** BEGIN **
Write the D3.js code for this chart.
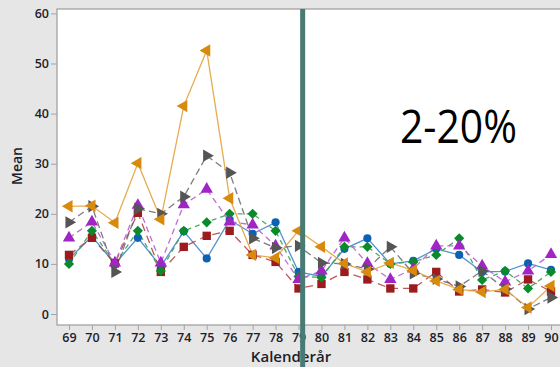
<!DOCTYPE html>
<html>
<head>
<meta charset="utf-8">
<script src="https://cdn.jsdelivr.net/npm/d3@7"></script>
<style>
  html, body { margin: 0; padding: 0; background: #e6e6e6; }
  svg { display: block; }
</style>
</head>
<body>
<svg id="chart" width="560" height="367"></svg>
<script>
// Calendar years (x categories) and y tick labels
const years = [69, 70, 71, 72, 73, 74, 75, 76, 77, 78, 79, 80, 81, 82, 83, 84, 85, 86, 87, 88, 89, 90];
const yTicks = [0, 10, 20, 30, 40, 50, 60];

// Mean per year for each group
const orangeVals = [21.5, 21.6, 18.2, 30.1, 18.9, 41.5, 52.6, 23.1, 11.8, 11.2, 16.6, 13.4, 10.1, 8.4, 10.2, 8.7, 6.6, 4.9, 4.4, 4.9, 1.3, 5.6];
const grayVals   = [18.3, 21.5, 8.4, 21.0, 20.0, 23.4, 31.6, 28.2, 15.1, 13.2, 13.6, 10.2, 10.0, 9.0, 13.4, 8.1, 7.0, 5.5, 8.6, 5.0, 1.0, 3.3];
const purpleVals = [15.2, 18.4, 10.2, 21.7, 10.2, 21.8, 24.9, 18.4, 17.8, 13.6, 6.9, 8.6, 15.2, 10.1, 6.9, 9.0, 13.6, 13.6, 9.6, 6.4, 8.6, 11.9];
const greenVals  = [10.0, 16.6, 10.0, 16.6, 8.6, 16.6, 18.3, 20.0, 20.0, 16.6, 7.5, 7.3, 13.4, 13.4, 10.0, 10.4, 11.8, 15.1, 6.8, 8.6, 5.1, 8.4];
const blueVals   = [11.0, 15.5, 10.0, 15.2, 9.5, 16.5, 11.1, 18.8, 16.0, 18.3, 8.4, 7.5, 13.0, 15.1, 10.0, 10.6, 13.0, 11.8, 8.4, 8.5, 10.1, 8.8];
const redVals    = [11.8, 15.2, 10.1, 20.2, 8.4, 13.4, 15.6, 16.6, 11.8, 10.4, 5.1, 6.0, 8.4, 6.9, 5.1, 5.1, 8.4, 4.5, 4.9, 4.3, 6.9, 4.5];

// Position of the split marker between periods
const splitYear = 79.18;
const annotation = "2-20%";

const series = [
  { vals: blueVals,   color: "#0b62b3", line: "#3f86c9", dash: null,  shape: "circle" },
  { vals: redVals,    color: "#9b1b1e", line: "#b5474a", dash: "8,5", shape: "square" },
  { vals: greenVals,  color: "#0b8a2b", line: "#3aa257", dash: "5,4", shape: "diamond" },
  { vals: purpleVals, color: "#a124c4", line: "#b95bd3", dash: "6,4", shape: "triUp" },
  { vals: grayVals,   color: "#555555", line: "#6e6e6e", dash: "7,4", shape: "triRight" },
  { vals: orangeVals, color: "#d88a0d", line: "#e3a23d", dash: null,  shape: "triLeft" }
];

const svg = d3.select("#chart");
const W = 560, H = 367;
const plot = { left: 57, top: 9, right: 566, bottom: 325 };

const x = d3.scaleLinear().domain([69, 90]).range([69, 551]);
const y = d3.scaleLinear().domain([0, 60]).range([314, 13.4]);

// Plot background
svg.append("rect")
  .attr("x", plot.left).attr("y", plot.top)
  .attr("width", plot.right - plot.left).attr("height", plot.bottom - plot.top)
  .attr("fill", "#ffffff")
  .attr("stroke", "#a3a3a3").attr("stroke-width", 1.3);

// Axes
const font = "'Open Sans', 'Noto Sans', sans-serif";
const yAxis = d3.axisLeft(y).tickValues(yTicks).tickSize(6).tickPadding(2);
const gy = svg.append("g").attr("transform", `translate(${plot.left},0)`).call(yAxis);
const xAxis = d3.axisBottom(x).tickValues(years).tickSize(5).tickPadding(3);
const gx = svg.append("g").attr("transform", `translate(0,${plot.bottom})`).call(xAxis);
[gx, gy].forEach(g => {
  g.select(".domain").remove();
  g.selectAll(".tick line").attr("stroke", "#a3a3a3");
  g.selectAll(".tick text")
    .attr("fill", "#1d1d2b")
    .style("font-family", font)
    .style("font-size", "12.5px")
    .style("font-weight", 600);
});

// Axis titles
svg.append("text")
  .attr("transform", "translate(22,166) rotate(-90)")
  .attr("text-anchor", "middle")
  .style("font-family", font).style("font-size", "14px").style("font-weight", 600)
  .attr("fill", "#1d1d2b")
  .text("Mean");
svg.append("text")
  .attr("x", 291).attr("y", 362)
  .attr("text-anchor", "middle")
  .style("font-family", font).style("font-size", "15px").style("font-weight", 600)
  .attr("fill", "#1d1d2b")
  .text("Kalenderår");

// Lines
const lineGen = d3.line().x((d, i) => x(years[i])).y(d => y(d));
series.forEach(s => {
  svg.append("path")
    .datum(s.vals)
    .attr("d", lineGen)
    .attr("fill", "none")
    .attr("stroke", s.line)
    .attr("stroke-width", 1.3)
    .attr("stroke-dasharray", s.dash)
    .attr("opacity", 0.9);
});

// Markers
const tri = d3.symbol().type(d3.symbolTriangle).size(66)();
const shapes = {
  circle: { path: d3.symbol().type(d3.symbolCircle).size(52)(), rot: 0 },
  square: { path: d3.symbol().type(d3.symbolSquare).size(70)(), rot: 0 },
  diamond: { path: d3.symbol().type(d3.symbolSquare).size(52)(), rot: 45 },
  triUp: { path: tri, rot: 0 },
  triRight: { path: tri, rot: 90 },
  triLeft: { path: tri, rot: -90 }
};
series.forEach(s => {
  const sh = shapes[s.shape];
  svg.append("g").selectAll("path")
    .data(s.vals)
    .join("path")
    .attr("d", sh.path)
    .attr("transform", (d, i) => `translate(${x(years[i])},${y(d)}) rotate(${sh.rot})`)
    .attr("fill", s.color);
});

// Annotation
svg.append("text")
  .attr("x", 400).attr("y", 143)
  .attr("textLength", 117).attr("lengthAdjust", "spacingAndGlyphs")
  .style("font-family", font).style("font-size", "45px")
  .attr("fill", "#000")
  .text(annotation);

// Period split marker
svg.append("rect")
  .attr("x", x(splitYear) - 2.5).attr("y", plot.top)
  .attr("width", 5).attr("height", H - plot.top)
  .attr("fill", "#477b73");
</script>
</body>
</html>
** END **
Lines containing the string "chart" are to be selected and copied.

Write the D3.js code for this chart.
<svg id="chart" width="560" height="367"></svg>
const svg = d3.select("#chart");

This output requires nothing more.